Task:
Quote only the part that opens with the line containing "Write a web" and closes with the line containing "数据：时间 (min) 与强度". Keep both of those lines.

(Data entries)
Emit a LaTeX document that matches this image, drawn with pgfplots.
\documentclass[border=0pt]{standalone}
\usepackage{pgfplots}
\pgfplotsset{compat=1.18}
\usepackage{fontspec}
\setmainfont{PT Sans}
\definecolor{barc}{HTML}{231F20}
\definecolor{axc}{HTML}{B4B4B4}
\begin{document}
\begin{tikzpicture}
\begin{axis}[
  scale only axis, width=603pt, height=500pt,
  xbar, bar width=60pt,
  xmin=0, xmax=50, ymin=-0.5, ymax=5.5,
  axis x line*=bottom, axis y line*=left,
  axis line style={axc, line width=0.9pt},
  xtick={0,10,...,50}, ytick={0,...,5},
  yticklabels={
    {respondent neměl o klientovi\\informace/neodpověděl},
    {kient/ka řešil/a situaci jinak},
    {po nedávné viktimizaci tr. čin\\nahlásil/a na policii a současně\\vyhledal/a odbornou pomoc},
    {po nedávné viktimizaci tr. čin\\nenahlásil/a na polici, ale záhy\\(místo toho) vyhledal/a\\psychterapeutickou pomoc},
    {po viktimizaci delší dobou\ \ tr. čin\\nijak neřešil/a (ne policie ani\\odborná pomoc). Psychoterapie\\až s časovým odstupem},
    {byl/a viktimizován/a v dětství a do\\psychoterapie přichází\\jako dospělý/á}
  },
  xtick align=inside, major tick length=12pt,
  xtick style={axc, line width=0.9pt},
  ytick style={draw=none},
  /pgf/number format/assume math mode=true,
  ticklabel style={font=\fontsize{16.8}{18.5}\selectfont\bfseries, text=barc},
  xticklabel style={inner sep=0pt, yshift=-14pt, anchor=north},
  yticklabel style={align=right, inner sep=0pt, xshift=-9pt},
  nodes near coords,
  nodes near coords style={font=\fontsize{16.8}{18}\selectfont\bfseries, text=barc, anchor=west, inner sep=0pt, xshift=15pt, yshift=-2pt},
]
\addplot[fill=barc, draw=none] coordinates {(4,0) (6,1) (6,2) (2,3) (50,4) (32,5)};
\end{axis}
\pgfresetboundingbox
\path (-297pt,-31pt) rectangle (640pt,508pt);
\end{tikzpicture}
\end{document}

---

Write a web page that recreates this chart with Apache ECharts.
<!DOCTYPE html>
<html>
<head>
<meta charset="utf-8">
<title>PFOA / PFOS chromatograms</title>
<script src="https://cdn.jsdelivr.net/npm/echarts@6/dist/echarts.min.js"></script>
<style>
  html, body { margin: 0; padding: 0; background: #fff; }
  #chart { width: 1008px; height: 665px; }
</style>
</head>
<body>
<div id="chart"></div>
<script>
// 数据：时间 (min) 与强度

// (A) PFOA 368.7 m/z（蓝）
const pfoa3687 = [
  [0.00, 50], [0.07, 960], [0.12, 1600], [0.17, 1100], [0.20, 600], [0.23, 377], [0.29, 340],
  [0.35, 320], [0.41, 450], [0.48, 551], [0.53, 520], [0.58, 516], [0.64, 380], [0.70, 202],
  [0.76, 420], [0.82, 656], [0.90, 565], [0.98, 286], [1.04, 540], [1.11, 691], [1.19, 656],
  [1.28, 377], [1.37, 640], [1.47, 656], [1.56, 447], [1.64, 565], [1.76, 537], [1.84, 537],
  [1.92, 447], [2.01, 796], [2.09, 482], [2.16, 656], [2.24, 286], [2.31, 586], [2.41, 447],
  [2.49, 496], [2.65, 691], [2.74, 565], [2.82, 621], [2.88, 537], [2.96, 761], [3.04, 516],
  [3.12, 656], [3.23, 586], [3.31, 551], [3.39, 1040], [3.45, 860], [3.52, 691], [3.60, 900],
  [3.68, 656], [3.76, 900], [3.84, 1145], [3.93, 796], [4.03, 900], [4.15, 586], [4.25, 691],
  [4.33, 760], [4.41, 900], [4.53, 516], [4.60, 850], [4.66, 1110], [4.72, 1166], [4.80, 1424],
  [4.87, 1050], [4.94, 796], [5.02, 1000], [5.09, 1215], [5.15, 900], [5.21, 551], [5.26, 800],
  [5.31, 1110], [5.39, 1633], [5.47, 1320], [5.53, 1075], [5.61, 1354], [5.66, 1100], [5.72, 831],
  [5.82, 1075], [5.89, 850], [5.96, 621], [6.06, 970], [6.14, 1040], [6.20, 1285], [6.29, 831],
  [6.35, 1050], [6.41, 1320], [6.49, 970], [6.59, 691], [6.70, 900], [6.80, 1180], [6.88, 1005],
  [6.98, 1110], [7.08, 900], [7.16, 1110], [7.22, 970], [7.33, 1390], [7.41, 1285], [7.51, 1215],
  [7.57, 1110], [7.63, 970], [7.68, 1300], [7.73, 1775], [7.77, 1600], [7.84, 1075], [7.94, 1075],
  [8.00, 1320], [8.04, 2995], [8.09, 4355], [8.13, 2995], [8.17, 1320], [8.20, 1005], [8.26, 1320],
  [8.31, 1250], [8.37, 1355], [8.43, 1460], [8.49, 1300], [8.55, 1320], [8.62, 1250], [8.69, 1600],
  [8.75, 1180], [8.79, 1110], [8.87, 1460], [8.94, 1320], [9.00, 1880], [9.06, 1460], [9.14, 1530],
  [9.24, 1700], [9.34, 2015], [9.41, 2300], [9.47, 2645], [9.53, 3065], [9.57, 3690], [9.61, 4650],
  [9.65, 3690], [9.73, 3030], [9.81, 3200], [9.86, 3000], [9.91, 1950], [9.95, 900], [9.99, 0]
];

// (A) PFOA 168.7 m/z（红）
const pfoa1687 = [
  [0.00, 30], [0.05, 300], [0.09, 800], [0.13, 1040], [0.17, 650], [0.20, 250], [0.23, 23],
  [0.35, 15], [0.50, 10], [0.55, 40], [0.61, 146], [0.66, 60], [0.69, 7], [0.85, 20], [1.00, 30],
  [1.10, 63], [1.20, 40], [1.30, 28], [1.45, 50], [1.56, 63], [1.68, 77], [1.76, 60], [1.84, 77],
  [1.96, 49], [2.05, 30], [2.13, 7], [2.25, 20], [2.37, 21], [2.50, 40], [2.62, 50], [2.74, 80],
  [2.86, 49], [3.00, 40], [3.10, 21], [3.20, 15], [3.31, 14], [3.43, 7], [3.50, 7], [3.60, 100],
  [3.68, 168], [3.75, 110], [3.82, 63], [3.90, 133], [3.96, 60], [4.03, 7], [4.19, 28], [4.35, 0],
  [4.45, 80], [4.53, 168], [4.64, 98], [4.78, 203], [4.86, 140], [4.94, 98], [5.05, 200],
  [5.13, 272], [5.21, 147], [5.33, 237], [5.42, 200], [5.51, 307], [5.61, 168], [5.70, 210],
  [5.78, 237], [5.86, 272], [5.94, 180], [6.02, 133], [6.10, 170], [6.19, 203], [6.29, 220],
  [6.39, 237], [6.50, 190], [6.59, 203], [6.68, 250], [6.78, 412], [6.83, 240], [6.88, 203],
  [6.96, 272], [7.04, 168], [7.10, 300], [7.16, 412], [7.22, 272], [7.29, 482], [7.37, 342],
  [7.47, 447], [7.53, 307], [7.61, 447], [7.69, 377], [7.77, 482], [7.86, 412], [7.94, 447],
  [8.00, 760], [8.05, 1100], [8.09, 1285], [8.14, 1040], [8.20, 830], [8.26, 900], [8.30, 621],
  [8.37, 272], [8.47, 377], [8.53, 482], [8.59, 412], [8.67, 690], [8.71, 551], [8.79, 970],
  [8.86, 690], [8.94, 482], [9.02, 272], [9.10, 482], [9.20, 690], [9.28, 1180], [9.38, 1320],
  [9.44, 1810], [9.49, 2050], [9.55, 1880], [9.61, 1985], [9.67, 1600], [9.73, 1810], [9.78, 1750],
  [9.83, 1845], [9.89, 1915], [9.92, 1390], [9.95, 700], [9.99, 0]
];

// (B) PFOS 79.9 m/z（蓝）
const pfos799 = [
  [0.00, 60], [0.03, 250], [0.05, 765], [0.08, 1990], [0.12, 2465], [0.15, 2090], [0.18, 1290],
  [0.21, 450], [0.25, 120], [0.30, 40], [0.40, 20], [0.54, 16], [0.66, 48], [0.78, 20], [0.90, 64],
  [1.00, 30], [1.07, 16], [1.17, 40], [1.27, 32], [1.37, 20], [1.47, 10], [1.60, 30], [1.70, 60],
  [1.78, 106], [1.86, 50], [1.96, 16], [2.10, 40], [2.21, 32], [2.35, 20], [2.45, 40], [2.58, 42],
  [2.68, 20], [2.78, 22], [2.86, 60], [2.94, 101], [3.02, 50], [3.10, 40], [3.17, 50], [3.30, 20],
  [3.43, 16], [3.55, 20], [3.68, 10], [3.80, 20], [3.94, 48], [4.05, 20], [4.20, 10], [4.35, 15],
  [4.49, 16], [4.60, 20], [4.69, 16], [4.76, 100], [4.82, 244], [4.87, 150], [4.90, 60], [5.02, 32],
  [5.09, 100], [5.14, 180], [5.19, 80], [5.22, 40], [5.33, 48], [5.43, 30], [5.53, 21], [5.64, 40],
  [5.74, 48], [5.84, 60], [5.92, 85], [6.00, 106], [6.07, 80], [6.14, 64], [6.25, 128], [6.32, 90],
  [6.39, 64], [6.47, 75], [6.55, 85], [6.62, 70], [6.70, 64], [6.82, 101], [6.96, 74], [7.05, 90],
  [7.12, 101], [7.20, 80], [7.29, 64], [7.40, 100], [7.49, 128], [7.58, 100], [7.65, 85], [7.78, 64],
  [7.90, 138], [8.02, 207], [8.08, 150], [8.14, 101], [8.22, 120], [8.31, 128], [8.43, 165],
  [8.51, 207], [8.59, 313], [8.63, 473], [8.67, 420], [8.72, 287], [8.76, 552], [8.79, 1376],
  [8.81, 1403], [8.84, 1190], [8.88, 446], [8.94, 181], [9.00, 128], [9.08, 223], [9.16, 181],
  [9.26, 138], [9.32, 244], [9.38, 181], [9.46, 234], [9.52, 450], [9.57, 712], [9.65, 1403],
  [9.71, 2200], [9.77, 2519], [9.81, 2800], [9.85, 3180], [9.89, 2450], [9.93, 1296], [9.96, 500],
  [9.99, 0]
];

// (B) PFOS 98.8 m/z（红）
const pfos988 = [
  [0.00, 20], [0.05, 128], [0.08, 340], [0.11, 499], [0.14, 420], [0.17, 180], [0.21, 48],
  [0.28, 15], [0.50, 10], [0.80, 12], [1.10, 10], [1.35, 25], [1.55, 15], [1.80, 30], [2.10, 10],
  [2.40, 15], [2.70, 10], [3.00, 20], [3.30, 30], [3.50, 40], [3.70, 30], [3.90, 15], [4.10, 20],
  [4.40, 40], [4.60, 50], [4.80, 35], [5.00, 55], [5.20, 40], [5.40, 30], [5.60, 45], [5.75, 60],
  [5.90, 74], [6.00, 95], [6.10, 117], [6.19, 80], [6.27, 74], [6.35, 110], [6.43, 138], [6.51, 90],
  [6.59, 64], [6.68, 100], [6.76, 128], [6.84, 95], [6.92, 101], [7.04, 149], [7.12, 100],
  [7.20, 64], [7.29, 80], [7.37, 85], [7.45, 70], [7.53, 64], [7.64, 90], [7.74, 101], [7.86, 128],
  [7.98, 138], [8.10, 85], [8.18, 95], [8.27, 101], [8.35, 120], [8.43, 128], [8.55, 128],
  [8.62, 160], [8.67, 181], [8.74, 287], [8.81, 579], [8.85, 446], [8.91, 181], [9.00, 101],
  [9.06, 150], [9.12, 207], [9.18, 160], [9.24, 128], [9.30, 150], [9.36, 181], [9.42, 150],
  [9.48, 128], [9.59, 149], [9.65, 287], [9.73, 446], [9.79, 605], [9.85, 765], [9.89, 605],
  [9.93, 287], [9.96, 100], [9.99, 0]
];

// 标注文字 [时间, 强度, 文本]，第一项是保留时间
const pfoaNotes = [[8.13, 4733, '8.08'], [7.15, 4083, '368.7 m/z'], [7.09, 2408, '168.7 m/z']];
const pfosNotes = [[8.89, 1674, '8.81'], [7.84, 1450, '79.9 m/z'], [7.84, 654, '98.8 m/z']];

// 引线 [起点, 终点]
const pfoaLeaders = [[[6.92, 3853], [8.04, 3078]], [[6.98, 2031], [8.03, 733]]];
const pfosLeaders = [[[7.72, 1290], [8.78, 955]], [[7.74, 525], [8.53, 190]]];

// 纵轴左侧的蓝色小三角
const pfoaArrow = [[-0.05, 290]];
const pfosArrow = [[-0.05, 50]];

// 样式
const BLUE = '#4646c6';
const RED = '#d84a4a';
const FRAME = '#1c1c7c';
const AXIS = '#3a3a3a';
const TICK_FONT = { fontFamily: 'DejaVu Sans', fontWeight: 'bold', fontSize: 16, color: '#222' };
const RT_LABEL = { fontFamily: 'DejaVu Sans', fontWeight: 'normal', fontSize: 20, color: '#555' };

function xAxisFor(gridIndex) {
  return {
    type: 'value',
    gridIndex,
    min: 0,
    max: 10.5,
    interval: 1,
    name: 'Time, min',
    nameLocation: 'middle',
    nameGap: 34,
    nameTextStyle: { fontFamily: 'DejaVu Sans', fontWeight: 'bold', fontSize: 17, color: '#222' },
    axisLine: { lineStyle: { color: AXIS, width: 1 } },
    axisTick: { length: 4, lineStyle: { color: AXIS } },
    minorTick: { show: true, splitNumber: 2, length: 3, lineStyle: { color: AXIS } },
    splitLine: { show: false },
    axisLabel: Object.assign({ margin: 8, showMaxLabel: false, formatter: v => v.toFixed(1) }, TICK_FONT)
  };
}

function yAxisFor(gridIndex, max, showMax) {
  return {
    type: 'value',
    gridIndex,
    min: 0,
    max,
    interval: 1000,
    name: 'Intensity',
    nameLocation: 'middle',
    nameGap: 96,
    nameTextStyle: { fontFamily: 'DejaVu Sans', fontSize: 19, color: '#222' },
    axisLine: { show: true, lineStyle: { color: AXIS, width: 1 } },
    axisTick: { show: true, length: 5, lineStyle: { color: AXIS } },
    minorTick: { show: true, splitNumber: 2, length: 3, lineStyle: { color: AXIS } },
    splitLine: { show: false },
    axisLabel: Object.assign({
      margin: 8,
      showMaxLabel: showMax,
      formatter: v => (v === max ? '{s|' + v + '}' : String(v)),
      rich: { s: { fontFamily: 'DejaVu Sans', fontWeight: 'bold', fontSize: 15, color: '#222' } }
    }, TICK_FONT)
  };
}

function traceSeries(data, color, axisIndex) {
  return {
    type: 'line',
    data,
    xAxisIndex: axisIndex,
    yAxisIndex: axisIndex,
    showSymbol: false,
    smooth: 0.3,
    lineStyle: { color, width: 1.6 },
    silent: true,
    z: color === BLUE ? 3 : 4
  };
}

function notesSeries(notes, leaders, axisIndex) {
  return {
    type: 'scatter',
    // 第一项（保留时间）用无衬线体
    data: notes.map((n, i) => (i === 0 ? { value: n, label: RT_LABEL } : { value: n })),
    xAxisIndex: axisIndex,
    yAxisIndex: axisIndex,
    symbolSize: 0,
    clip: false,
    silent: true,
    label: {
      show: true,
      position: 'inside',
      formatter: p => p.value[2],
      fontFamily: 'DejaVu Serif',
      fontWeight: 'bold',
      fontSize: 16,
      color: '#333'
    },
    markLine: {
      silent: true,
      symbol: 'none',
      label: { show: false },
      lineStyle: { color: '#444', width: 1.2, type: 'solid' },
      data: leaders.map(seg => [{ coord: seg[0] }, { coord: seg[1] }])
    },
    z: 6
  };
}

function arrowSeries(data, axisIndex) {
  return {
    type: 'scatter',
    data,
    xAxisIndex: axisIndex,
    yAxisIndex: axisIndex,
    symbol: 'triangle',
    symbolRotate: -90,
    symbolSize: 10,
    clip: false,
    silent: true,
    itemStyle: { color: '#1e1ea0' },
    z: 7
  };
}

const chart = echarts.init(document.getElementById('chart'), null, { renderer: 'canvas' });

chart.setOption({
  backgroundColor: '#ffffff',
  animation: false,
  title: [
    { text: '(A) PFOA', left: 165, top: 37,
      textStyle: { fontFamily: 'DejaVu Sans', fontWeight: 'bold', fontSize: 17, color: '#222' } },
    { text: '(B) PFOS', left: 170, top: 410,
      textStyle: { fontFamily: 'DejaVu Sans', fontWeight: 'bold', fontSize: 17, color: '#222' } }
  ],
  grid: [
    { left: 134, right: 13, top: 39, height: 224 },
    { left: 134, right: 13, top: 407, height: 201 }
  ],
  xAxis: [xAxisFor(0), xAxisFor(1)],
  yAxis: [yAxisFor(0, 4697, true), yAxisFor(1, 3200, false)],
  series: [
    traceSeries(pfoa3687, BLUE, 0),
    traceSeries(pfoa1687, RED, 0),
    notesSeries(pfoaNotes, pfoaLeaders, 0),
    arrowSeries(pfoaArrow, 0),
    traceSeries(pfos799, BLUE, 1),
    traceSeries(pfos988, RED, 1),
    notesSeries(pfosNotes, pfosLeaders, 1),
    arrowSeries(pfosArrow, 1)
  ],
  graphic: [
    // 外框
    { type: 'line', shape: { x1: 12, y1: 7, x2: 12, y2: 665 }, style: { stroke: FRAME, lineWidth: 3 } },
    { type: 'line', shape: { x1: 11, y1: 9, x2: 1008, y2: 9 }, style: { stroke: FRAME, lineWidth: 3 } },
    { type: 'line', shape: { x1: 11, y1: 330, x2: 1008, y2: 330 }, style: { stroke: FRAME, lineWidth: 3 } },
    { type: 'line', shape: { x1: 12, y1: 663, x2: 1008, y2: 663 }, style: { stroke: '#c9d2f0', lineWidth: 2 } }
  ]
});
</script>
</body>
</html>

Answer:
Write a web page that recreates this chart with Apache ECharts.
<!DOCTYPE html>
<html>
<head>
<meta charset="utf-8">
<title>PFOA / PFOS chromatograms</title>
<script src="https://cdn.jsdelivr.net/npm/echarts@6/dist/echarts.min.js"></script>
<style>
  html, body { margin: 0; padding: 0; background: #fff; }
  #chart { width: 1008px; height: 665px; }
</style>
</head>
<body>
<div id="chart"></div>
<script>
// 数据：时间 (min) 与强度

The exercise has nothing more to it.